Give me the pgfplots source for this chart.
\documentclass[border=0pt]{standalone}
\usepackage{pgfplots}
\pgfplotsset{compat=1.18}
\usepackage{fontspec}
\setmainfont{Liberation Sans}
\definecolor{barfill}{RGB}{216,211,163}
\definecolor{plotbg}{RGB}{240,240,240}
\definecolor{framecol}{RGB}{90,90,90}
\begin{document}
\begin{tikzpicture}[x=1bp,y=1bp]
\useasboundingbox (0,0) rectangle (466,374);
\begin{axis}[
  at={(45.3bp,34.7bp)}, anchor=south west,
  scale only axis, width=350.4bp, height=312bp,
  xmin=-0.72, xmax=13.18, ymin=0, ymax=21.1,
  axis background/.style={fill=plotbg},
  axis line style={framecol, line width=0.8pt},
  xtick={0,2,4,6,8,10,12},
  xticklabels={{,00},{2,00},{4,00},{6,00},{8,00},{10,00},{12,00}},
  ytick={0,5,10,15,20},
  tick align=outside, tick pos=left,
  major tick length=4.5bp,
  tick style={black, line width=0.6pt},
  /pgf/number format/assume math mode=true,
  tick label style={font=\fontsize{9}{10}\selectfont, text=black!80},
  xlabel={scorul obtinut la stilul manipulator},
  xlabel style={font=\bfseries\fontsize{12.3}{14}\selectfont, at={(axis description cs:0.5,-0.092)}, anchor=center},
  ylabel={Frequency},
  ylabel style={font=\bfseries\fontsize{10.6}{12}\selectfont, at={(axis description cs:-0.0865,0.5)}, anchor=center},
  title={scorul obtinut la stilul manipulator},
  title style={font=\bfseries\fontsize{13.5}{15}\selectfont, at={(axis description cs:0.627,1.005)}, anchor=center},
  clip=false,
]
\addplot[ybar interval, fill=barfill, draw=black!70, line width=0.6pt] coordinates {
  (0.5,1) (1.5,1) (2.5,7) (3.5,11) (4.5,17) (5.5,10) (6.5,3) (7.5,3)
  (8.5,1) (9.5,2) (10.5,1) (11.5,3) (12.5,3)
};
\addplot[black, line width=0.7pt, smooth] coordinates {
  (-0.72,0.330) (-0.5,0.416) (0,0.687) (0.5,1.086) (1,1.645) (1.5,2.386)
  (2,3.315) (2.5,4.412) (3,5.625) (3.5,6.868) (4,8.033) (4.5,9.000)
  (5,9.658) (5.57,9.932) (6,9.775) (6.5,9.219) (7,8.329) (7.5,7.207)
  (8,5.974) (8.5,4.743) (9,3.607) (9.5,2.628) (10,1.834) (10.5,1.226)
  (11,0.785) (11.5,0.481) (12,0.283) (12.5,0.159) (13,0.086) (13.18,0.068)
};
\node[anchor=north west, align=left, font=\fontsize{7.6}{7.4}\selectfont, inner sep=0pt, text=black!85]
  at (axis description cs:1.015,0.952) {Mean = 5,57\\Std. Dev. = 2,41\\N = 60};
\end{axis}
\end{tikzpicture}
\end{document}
● ● ● ●
● **REQUIRED WORK**: Transcribe the whole listing exactly.

● **RESULT OF THE TASK**:
Give me the pgfplots source for this chart.
\documentclass[border=0pt]{standalone}
\usepackage{pgfplots}
\pgfplotsset{compat=1.18}
\usepackage{fontspec}
\setmainfont{Liberation Sans}
\definecolor{barfill}{RGB}{216,211,163}
\definecolor{plotbg}{RGB}{240,240,240}
\definecolor{framecol}{RGB}{90,90,90}
\begin{document}
\begin{tikzpicture}[x=1bp,y=1bp]
\useasboundingbox (0,0) rectangle (466,374);
\begin{axis}[
  at={(45.3bp,34.7bp)}, anchor=south west,
  scale only axis, width=350.4bp, height=312bp,
  xmin=-0.72, xmax=13.18, ymin=0, ymax=21.1,
  axis background/.style={fill=plotbg},
  axis line style={framecol, line width=0.8pt},
  xtick={0,2,4,6,8,10,12},
  xticklabels={{,00},{2,00},{4,00},{6,00},{8,00},{10,00},{12,00}},
  ytick={0,5,10,15,20},
  tick align=outside, tick pos=left,
  major tick length=4.5bp,
  tick style={black, line width=0.6pt},
  /pgf/number format/assume math mode=true,
  tick label style={font=\fontsize{9}{10}\selectfont, text=black!80},
  xlabel={scorul obtinut la stilul manipulator},
  xlabel style={font=\bfseries\fontsize{12.3}{14}\selectfont, at={(axis description cs:0.5,-0.092)}, anchor=center},
  ylabel={Frequency},
  ylabel style={font=\bfseries\fontsize{10.6}{12}\selectfont, at={(axis description cs:-0.0865,0.5)}, anchor=center},
  title={scorul obtinut la stilul manipulator},
  title style={font=\bfseries\fontsize{13.5}{15}\selectfont, at={(axis description cs:0.627,1.005)}, anchor=center},
  clip=false,
]
\addplot[ybar interval, fill=barfill, draw=black!70, line width=0.6pt] coordinates {
  (0.5,1) (1.5,1) (2.5,7) (3.5,11) (4.5,17) (5.5,10) (6.5,3) (7.5,3)
  (8.5,1) (9.5,2) (10.5,1) (11.5,3) (12.5,3)
};
\addplot[black, line width=0.7pt, smooth] coordinates {
  (-0.72,0.330) (-0.5,0.416) (0,0.687) (0.5,1.086) (1,1.645) (1.5,2.386)
  (2,3.315) (2.5,4.412) (3,5.625) (3.5,6.868) (4,8.033) (4.5,9.000)
  (5,9.658) (5.57,9.932) (6,9.775) (6.5,9.219) (7,8.329) (7.5,7.207)
  (8,5.974) (8.5,4.743) (9,3.607) (9.5,2.628) (10,1.834) (10.5,1.226)
  (11,0.785) (11.5,0.481) (12,0.283) (12.5,0.159) (13,0.086) (13.18,0.068)
};
\node[anchor=north west, align=left, font=\fontsize{7.6}{7.4}\selectfont, inner sep=0pt, text=black!85]
  at (axis description cs:1.015,0.952) {Mean = 5,57\\Std. Dev. = 2,41\\N = 60};
\end{axis}
\end{tikzpicture}
\end{document}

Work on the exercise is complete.